Gameday First Play – El Grande Big Box
A classic area control game from 1995 repackaged in a Big Box edition.
A VERY Big Box edition!
In El Grande, players take on the roles of Grandes in medieval Spain. The king’s power is flagging, and these powerful lords are vying for control of the various regions. To that end, you draft caballeros (knights in the form of meeples) into your court and subsequently move them onto the board to help seize control of regions. After every third round, the regions are scored, and after the ninth round, the player with the most points is the winner.
The board is a layout of Spain and the King is played in a random region and looms over the rest of the board like some kind of henge…
Players also get a random area to place their Grande, represented by a larger Meeple as well as 2 Caballeros which are represented by mini meeples.
You don’t start with all your spare meeples available to you. Some stay to the side (I like to keep mine in the Bag) which is called the ‘Province’ and some are in your available supply or ‘Court’.
Play starts with Power cards.
The start player will play one of their 13 Power cards that are simply numbered 1 to 13. This determines player order but also the number of Caballeros you move from your Province to your Court this round.
As these cards determine player order you can’t play one the same as a value already played. The higher the card, the earlier in turn order you go but the fewer Caballeros you can bring out.
Once you play an Power card you lose it for the game so you can’t rely on playing 1 or 13 every turn.
You also need to consider the available action cards for the round. These action cards come in 5 piles. On your turn you choose one and in any order, take the effect on the card and put a number of Caballeros from your court to the board.
Stacks 1-4 have differing abilities and allow you to put 1-4 Caballeros on the board. Pile 5 is always ‘Move the King’ and place 5 Caballeros.
Once someone takes a card from a stack that stack is done for that round. This is where turn order becomes VERY important,. That card that will screw you over? You NEED to be the one who plays it (possibly choosing not to play the ability) but maybe you are short of Caballeros in your supply… argh!
Anyway, when placing Caballeros on the board they HAVE to go next to the Kings region.
The Kings Region is quite important. Nothing can ever go in or out of it, it’s protected. It’s also worth +2 points to the controller of that region… Moving the King into a region you control JUST before a scoring round is nice little trick. But, all 5 players are trying to do this too 🙂
Scoring rounds occur after 3 rounds of play…
Firstly, you score the Castillo.
When moving and placing Caballeros you can instead put them in the Castillo. This is scored in the same way as other regions except before revealing its contents, you each choose a region on a dial.
Then you score the Castillo and each player moves their Caballeros to their chosen region on the board. This is a good way of getting points from the Castillo but also dumping a load of Caballeros into a high point scoring region to hopefully steal control away form someone…
But, again, everyone else is doing this too. Usually if you gain a region, you lose one somewhere else 🙂
After 9 rounds, and 3 scoring rounds the game ends, most points wins.

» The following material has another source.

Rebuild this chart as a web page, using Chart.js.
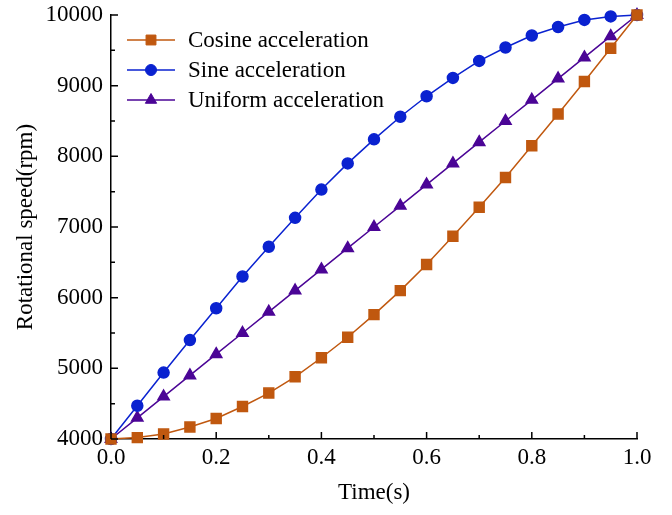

It’s a very smooth and nice game. You can see why it’s still the go to area control game around despite being 20 years old.
I usually struggle to keep up with the tempo of the game for 9 rounds. I still struggle to focus and find it frustrating to constantly have to sacrifice a potential fun move to maximise each round. I feel the same playing Terra Mystica which is my favourite game still but sometimes I don’t want to have to Terraform and build a Dwelling, but it’s the best move so I have to do it.
For me, it’s closest competitor is Blood Rage where you fight over regions with mini’s where as this you control using political manoeuvres on cards. It’s a more fun theme but the game isn’t as good, it’s just easier to get people in to.
A friend said it reminded them more of Mission: Red Planet which is another card driven area control game and I can see that connection.
I own all 3 but I think they’re all different enough to keep in my collection.
The Big Box edition comes with 6 expansions so I’m looking forward to experimenting with them after playing the base game a time or two more. (After watching Tom Vasel’s review I think I’ll try expansion 1 on the next play)
But, despite the price and shelf space the box takes up, this one is going no where and I’m looking forward to playing it more.